Your task is to retype, word for word, the lines from the start of the data through the line holding "const yTicks = [0.5,1.0,1.5,2.0,2.5,3.0,3.5,4.0,4.5];". Do not include the pictures.

>> Start

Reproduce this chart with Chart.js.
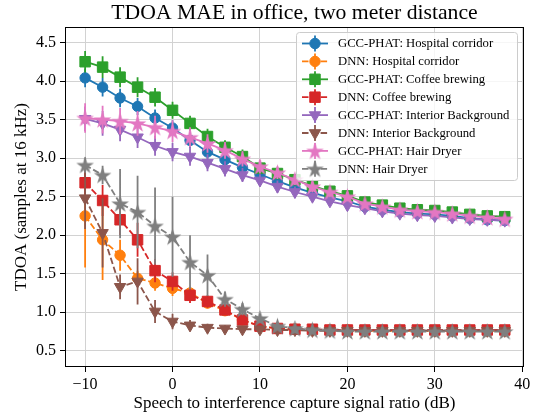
<!DOCTYPE html>
<html><head><meta charset="utf-8">
<script src="https://cdn.jsdelivr.net/npm/chart.js@4.4.1/dist/chart.umd.min.js"></script>
<style>html,body{margin:0;padding:0;background:#fff}#wrap{width:542px;height:417px}</style>
</head><body><div id="wrap"><canvas id="c" width="542" height="417"></canvas></div>
<script>
// ---------- data ----------
const snr = [-10,-8,-6,-4,-2,0,2,4,6,8,10,12,14,16,18,20,22,24,26,28,30,32,34,36,38];
const xTicks = [-10,0,10,20,30,40];
const yTicks = [0.5,1.0,1.5,2.0,2.5,3.0,3.5,4.0,4.5];

const seriesLabels = [
  "GCC-PHAT: Hospital corridor",
  "DNN: Hospital corridor",
  "GCC-PHAT: Coffee brewing",
  "DNN: Coffee brewing",
  "GCC-PHAT: Interior Background",
  "DNN: Interior Background",
  "GCC-PHAT: Hair Dryer",
  "DNN: Hair Dryer"
];

const gccHospital    = [4.04,3.92,3.78,3.67,3.52,3.39,3.23,3.08,2.98,2.88,2.79,2.70,2.62,2.55,2.49,2.44,2.37,2.33,2.30,2.28,2.27,2.25,2.22,2.20,2.19];
const gccHospitalErr = [0.12,0.12,0.12,0.11,0.11,0.10,0.10,0.09,0.09,0.08,0.08,0.07,0.07,0.06,0.06,0.05,0.05,0.05,0.04,0.04,0.04,0.04,0.04,0.04,0.04];
const dnnHospital    = [2.25,1.94,1.74,1.44,1.38,1.31,1.25,1.12,1.02,0.90,0.82,0.79,0.78,0.77,0.77,0.77,0.76,0.76,0.76,0.76,0.76,0.76,0.76,0.76,0.76];
const dnnHospitalErr = [0.67,0.52,0.20,0.10,0.10,0.10,0.08,0.07,0.06,0.05,0.04,0.03,0.03,0.03,0.03,0.03,0.03,0.03,0.03,0.03,0.03,0.03,0.03,0.03,0.03];
const gccCoffee      = [4.25,4.18,4.05,3.92,3.79,3.62,3.45,3.28,3.14,3.02,2.87,2.80,2.72,2.64,2.57,2.51,2.43,2.39,2.35,2.33,2.32,2.30,2.27,2.25,2.24];
const gccCoffeeErr   = [0.14,0.14,0.13,0.13,0.12,0.11,0.10,0.10,0.09,0.09,0.08,0.07,0.07,0.06,0.06,0.05,0.05,0.05,0.04,0.04,0.04,0.04,0.04,0.04,0.04];
const dnnCoffee      = [2.68,2.45,2.20,1.94,1.54,1.40,1.22,1.14,1.03,0.90,0.82,0.79,0.78,0.78,0.77,0.77,0.77,0.77,0.77,0.77,0.77,0.77,0.77,0.77,0.77];
const dnnCoffeeErr   = [0.15,0.20,0.20,0.22,0.15,0.12,0.10,0.08,0.06,0.05,0.04,0.03,0.03,0.03,0.03,0.03,0.03,0.03,0.03,0.03,0.03,0.03,0.03,0.03,0.03];
const gccInterior    = [3.51,3.45,3.37,3.27,3.16,3.08,3.02,2.94,2.86,2.78,2.71,2.63,2.56,2.50,2.44,2.39,2.35,2.31,2.28,2.26,2.25,2.23,2.21,2.20,2.19];
const gccInteriorErr = [0.16,0.16,0.15,0.14,0.13,0.12,0.12,0.11,0.10,0.09,0.08,0.08,0.07,0.07,0.06,0.06,0.05,0.05,0.05,0.05,0.04,0.04,0.04,0.04,0.04];
const dnnInterior    = [2.48,2.03,1.33,1.40,1.01,0.88,0.83,0.80,0.79,0.78,0.78,0.77,0.77,0.76,0.76,0.76,0.76,0.76,0.76,0.76,0.76,0.76,0.76,0.76,0.76];
const dnnInteriorErr = [0.40,0.45,0.16,0.30,0.15,0.10,0.07,0.05,0.04,0.04,0.03,0.03,0.03,0.03,0.03,0.03,0.03,0.03,0.03,0.03,0.03,0.03,0.03,0.03,0.03];
const gccHair        = [3.52,3.50,3.48,3.45,3.40,3.35,3.27,3.19,3.10,2.99,2.89,2.81,2.72,2.63,2.56,2.50,2.41,2.37,2.33,2.31,2.30,2.28,2.25,2.23,2.21];
const gccHairErr     = [0.19,0.18,0.17,0.16,0.15,0.14,0.13,0.12,0.11,0.10,0.09,0.08,0.07,0.07,0.06,0.06,0.05,0.05,0.05,0.05,0.04,0.04,0.04,0.04,0.04];
const dnnHair        = [2.91,2.78,2.41,2.30,2.12,1.98,1.65,1.48,1.17,1.04,0.92,0.82,0.79,0.77,0.76,0.75,0.75,0.75,0.75,0.75,0.75,0.75,0.75,0.75,0.75];
const dnnHairErr     = [0.10,0.12,0.45,0.47,0.50,0.52,0.35,0.27,0.10,0.08,0.06,0.04,0.03,0.03,0.03,0.03,0.03,0.03,0.03,0.03,0.03,0.03,0.03,0.03,0.03];

const seriesValues = [gccHospital,dnnHospital,gccCoffee,dnnCoffee,gccInterior,dnnInterior,gccHair,dnnHair];
const seriesErrors = [gccHospitalErr,dnnHospitalErr,gccCoffeeErr,dnnCoffeeErr,gccInteriorErr,dnnInteriorErr,gccHairErr,dnnHairErr];
const seriesColors = ['#1f77b4','#ff7f0e','#2ca02c','#d62728','#9467bd','#8c564b','#e377c2','#7f7f7f'];
const seriesMarkers = ['circle','circle','square','square','tri','tri','star','star'];

// ---------- styling ----------
const FONT = "'Liberation Serif','Times New Roman',serif";
const DASH = [6.5, 2.8];

function starCanvas(color, size){
  const c = document.createElement('canvas');
  c.width = size; c.height = size;
  const g = c.getContext('2d');
  const R = size/2 - 0.3, r = R*0.382, cx = size/2, cy = size/2 + 0.8;
  g.beginPath();
  for (let k=0;k<10;k++){
    const a = -Math.PI/2 + k*Math.PI/5;
    const rr = (k%2) ? r : R;
    g.lineTo(cx + rr*Math.cos(a), cy + rr*Math.sin(a));
  }
  g.closePath();
  g.fillStyle = color; g.fill();
  return c;
}

function markerProps(kind, color){
  if (kind==='circle') return {pointStyle:'circle', pointRadius:5.2, pointRotation:0};
  if (kind==='square') return {pointStyle:'rect', pointRadius:7.4, pointRotation:0};
  if (kind==='tri') return {pointStyle:'triangle', pointRadius:6.6, pointRotation:180};
  return {pointStyle: starCanvas(color, 19), pointRadius:9, pointRotation:0};
}

const datasets = seriesLabels.map((lab,i)=>{
  const col = seriesColors[i];
  const isDnn = lab.startsWith('DNN');
  return Object.assign({
    label: lab,
    data: snr.map((x,j)=>({x:x, y:seriesValues[i][j]})),
    errors: seriesErrors[i],
    marker: seriesMarkers[i],
    borderColor: col,
    backgroundColor: col,
    pointBackgroundColor: col,
    pointBorderColor: col,
    pointBorderWidth: 1,
    borderWidth: 1.8,
    borderDash: isDnn ? DASH : [],
    tension: 0,
    order: -i,
    fill: false
  }, markerProps(seriesMarkers[i], col));
});

// error bars, drawn just before each dataset (keeps z-order)
const errorBars = {
  id:'errorBars',
  beforeDatasetDraw(chart, args){
    const ds = chart.data.datasets[args.index];
    const meta = args.meta;
    const ys = chart.scales.y;
    const ctx = chart.ctx;
    const a = chart.chartArea;
    ctx.save();
    ctx.beginPath(); ctx.rect(a.left, a.top, a.right-a.left, a.bottom-a.top); ctx.clip();
    ctx.strokeStyle = ds.borderColor; ctx.lineWidth = 1.8; ctx.setLineDash([]);
    ctx.beginPath();
    meta.data.forEach((pt,j)=>{
      const v = ds.data[j].y, e = ds.errors[j];
      ctx.moveTo(pt.x, ys.getPixelForValue(v-e));
      ctx.lineTo(pt.x, ys.getPixelForValue(v+e));
    });
    ctx.stroke();
    ctx.restore();
  }
};

function drawMarker(ctx, kind, color, x, y){
  ctx.save();
  ctx.fillStyle = color; ctx.strokeStyle = color; ctx.lineWidth = 1; ctx.setLineDash([]);
  ctx.beginPath();
  if (kind==='circle'){ ctx.arc(x,y,5.2,0,Math.PI*2); }
  else if (kind==='square'){ const s=7.4*Math.SQRT1_2; ctx.rect(x-s,y-s,2*s,2*s); }
  else if (kind==='tri'){ const r=6.6; for(let k=0;k<3;k++){ const a=Math.PI + k*2*Math.PI/3; ctx.lineTo(x+Math.sin(a)*r, y-Math.cos(a)*r);} ctx.closePath(); }
  else { const img = starCanvas(color,19); ctx.drawImage(img, x-9.5, y-9.5); ctx.restore(); return; }
  ctx.fill(); ctx.stroke();
  ctx.restore();
}

const frameAndLegend = {
  id:'frameAndLegend',
  afterDatasetsDraw(chart){
    const ctx = chart.ctx, a = chart.chartArea;
    ctx.save();
    ctx.strokeStyle = '#000'; ctx.lineWidth = 1; ctx.setLineDash([]);
    ctx.strokeRect(Math.round(a.left)+0.5, Math.round(a.top)+0.5, Math.round(a.right-a.left)-1, Math.round(a.bottom-a.top)-1);
    ctx.restore();
  },
  afterDraw(chart){
    const ctx = chart.ctx;
    const x0 = 296.5, y0 = 32.5, w = 221, h = 148, rad = 3;
    ctx.save();
    ctx.beginPath();
    ctx.moveTo(x0+rad,y0); ctx.lineTo(x0+w-rad,y0); ctx.quadraticCurveTo(x0+w,y0,x0+w,y0+rad);
    ctx.lineTo(x0+w,y0+h-rad); ctx.quadraticCurveTo(x0+w,y0+h,x0+w-rad,y0+h);
    ctx.lineTo(x0+rad,y0+h); ctx.quadraticCurveTo(x0,y0+h,x0,y0+h-rad);
    ctx.lineTo(x0,y0+rad); ctx.quadraticCurveTo(x0,y0,x0+rad,y0); ctx.closePath();
    ctx.fillStyle = 'rgba(255,255,255,0.8)'; ctx.fill();
    ctx.strokeStyle = '#cccccc'; ctx.lineWidth = 1; ctx.stroke();
    chart.data.datasets.forEach((ds,i)=>{
      const y = 43.5 + i*17.9;
      ctx.strokeStyle = ds.borderColor; ctx.lineWidth = 1.8;
      ctx.setLineDash(ds.borderDash || []);
      ctx.beginPath(); ctx.moveTo(302,y); ctx.lineTo(328,y); ctx.stroke();
      ctx.setLineDash([]);
      ctx.beginPath(); ctx.moveTo(315,y-8); ctx.lineTo(315,y+8); ctx.stroke();
      drawMarker(ctx, ds.marker, ds.borderColor, 315, y);
      ctx.fillStyle = '#000'; ctx.font = "12.7px " + FONT;
      ctx.textBaseline = 'middle'; ctx.textAlign = 'left';
      ctx.fillText(ds.label, 338, y+0.5);
    });
    ctx.restore();
  }
};

Chart.defaults.color = '#000';
Chart.defaults.font.family = FONT;

new Chart(document.getElementById('c'), {
  type: 'line',
  data: { datasets },
  plugins: [errorBars, frameAndLegend],
  options: {
    responsive: false,
    animation: false,
    devicePixelRatio: 1,
    layout: { padding: { left: 0, right: 18, top: 0, bottom: 0 } },
    plugins: {
      legend: { display: false },
      tooltip: { enabled: false },
      title: {
        display: true,
        fullSize: false,
        text: 'TDOA MAE in office, two meter distance',
        font: { size: 21.7, family: FONT, weight: 'normal' },
        color: '#000',
        padding: { top: 0, bottom: 1.0 }
      }
    },
    scales: {
      x: {
        type: 'linear',
        min: -12.3, max: 40.2,
        afterFit(s){ s.height = 50; },
        afterBuildTicks(s){ s.ticks = xTicks.map(v=>({value:v})); },
        ticks: {
          font: { size: 16, family: FONT }, color: '#000', padding: 3,
          maxRotation: 0, autoSkip: false,
          callback: v => String(v).replace('-', '\u2212')
        },
        grid: { color: '#d2d2d2', lineWidth: 1, tickColor: '#000', tickLength: 5, tickWidth: 1 },
        border: { display: false },
        title: {
          display: true, text: 'Speech to interference capture signal ratio (dB)',
          font: { size: 17, family: FONT }, color: '#000', padding: { top: 0, bottom: 3 }
        }
      },
      y: {
        type: 'linear',
        min: 0.29, max: 4.70,
        afterFit(s){ s.width = 65; },
        afterBuildTicks(s){ s.ticks = yTicks.map(v=>({value:v})); },
        ticks: {
          font: { size: 16, family: FONT }, color: '#000', padding: 4,
          autoSkip: false,
          callback: v => Number(v).toFixed(1)
        },
        grid: { color: '#d2d2d2', lineWidth: 1, tickColor: '#000', tickLength: 5, tickWidth: 1 },
        border: { display: false },
        title: {
          display: true, text: 'TDOA (samples at 16 kHz)',
          font: { size: 17, family: FONT }, color: '#000', padding: { top: 11, bottom: 0 }
        }
      }
    }
  }
});
</script>
</body></html>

>> End

SOLUTION TO THIS EXERCISE
Reproduce this chart with Chart.js.
<!DOCTYPE html>
<html><head><meta charset="utf-8">
<script src="https://cdn.jsdelivr.net/npm/chart.js@4.4.1/dist/chart.umd.min.js"></script>
<style>html,body{margin:0;padding:0;background:#fff}#wrap{width:542px;height:417px}</style>
</head><body><div id="wrap"><canvas id="c" width="542" height="417"></canvas></div>
<script>
// ---------- data ----------
const snr = [-10,-8,-6,-4,-2,0,2,4,6,8,10,12,14,16,18,20,22,24,26,28,30,32,34,36,38];
const xTicks = [-10,0,10,20,30,40];
const yTicks = [0.5,1.0,1.5,2.0,2.5,3.0,3.5,4.0,4.5];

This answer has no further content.